--- BEGIN ---

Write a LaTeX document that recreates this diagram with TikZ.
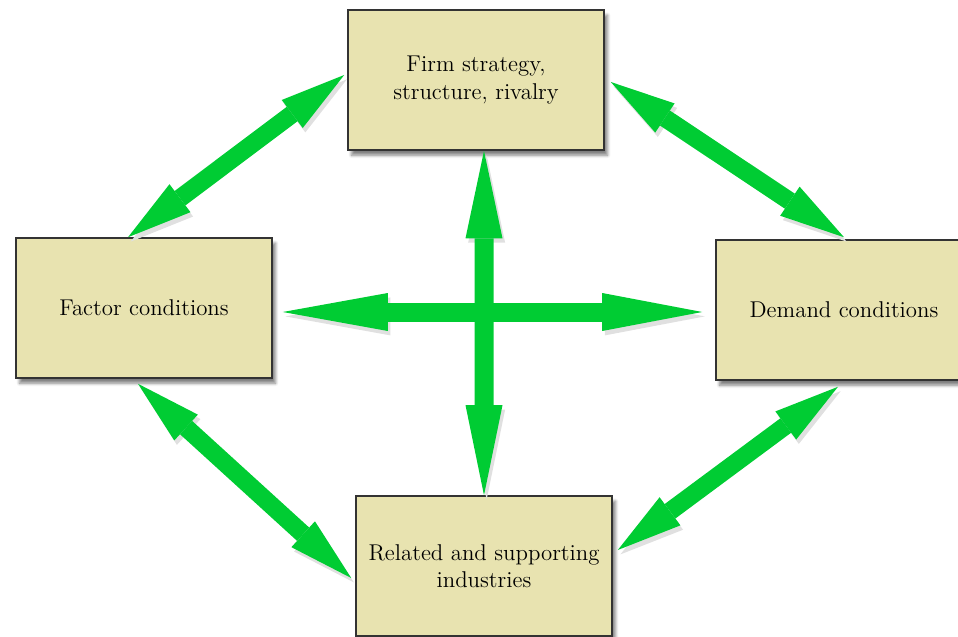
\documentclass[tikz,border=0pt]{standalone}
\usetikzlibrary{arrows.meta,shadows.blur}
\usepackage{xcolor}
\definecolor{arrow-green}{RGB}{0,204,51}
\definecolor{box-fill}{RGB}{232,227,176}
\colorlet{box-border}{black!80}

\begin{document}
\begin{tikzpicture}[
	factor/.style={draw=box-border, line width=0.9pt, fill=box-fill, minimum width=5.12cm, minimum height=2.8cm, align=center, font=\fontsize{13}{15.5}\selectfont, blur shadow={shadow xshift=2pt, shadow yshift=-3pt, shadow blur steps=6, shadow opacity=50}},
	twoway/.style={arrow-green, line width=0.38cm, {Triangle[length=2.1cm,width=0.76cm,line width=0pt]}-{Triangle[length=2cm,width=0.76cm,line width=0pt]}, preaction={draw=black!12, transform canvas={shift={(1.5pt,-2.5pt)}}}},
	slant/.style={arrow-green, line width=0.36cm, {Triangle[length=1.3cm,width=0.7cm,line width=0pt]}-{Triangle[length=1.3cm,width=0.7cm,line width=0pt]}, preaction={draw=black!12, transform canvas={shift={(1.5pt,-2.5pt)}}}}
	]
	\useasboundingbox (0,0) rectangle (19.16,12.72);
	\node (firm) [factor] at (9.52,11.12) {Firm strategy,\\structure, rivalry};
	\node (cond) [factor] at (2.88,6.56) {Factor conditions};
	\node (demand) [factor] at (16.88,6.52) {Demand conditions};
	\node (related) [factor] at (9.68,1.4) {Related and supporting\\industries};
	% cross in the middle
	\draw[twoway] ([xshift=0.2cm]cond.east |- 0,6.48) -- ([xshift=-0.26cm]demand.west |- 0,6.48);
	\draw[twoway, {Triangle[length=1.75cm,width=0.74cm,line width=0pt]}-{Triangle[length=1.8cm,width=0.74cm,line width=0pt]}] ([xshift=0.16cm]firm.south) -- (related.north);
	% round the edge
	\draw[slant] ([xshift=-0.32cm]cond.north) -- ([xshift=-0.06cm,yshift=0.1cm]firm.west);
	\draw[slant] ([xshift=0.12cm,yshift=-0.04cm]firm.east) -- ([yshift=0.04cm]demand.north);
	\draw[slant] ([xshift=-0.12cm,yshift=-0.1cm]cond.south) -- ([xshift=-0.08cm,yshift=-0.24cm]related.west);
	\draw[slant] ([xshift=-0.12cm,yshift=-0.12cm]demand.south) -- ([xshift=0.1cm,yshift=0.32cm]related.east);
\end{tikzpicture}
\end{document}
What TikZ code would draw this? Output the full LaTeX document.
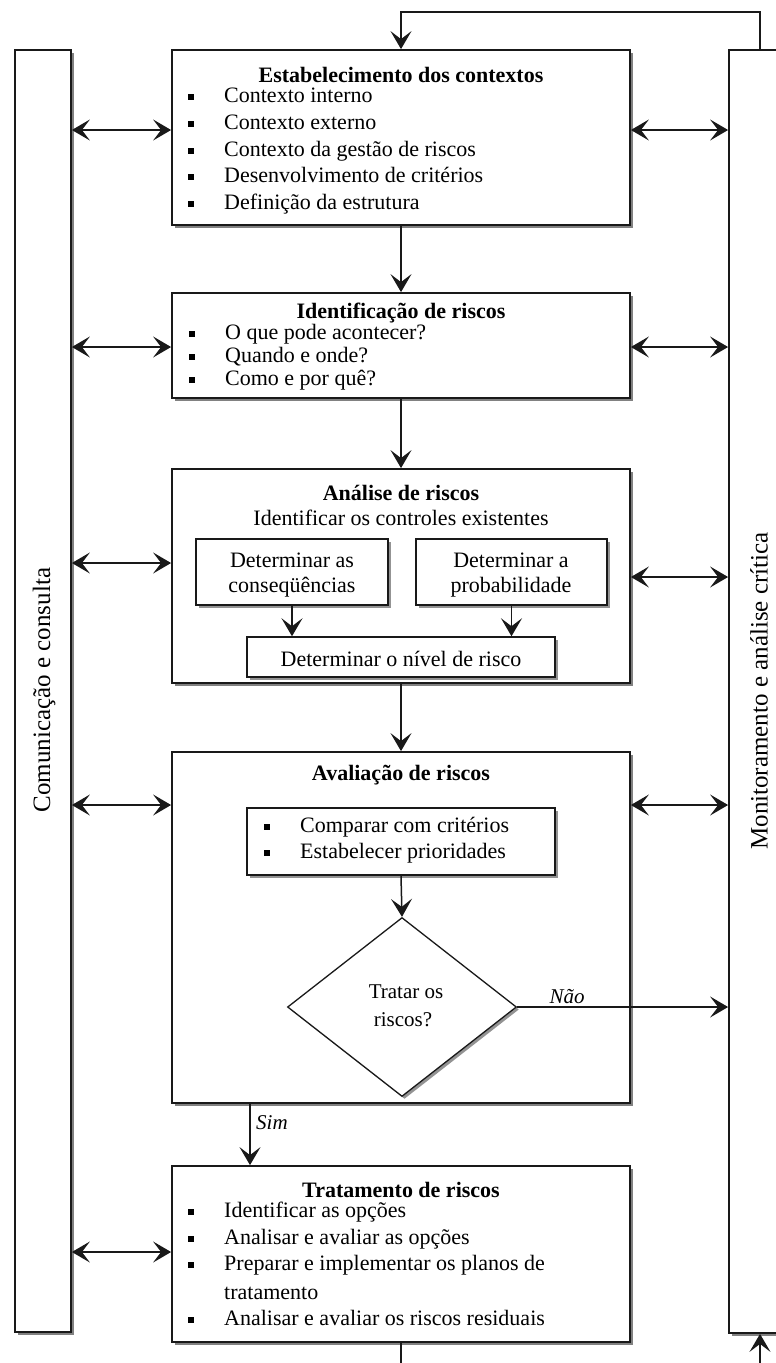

--- END ---

THE TASK: Output all of the entries verbatim, leaving out any images.

OUTPUT FOR THIS EXERCISE:
Write a LaTeX document that recreates this diagram with TikZ.
\documentclass[tikz,border=0pt]{standalone}
\usetikzlibrary{arrows.meta,shadows.blur}
\usepackage{xcolor}
\definecolor{arrow-green}{RGB}{0,204,51}
\definecolor{box-fill}{RGB}{232,227,176}
\colorlet{box-border}{black!80}

\begin{document}
\begin{tikzpicture}[
	factor/.style={draw=box-border, line width=0.9pt, fill=box-fill, minimum width=5.12cm, minimum height=2.8cm, align=center, font=\fontsize{13}{15.5}\selectfont, blur shadow={shadow xshift=2pt, shadow yshift=-3pt, shadow blur steps=6, shadow opacity=50}},
	twoway/.style={arrow-green, line width=0.38cm, {Triangle[length=2.1cm,width=0.76cm,line width=0pt]}-{Triangle[length=2cm,width=0.76cm,line width=0pt]}, preaction={draw=black!12, transform canvas={shift={(1.5pt,-2.5pt)}}}},
	slant/.style={arrow-green, line width=0.36cm, {Triangle[length=1.3cm,width=0.7cm,line width=0pt]}-{Triangle[length=1.3cm,width=0.7cm,line width=0pt]}, preaction={draw=black!12, transform canvas={shift={(1.5pt,-2.5pt)}}}}
	]
	\useasboundingbox (0,0) rectangle (19.16,12.72);
	\node (firm) [factor] at (9.52,11.12) {Firm strategy,\\structure, rivalry};
	\node (cond) [factor] at (2.88,6.56) {Factor conditions};
	\node (demand) [factor] at (16.88,6.52) {Demand conditions};
	\node (related) [factor] at (9.68,1.4) {Related and supporting\\industries};
	% cross in the middle
	\draw[twoway] ([xshift=0.2cm]cond.east |- 0,6.48) -- ([xshift=-0.26cm]demand.west |- 0,6.48);
	\draw[twoway, {Triangle[length=1.75cm,width=0.74cm,line width=0pt]}-{Triangle[length=1.8cm,width=0.74cm,line width=0pt]}] ([xshift=0.16cm]firm.south) -- (related.north);
	% round the edge
	\draw[slant] ([xshift=-0.32cm]cond.north) -- ([xshift=-0.06cm,yshift=0.1cm]firm.west);
	\draw[slant] ([xshift=0.12cm,yshift=-0.04cm]firm.east) -- ([yshift=0.04cm]demand.north);
	\draw[slant] ([xshift=-0.12cm,yshift=-0.1cm]cond.south) -- ([xshift=-0.08cm,yshift=-0.24cm]related.west);
	\draw[slant] ([xshift=-0.12cm,yshift=-0.12cm]demand.south) -- ([xshift=0.1cm,yshift=0.32cm]related.east);
\end{tikzpicture}
\end{document}
What TikZ code would draw this? Output the full LaTeX document.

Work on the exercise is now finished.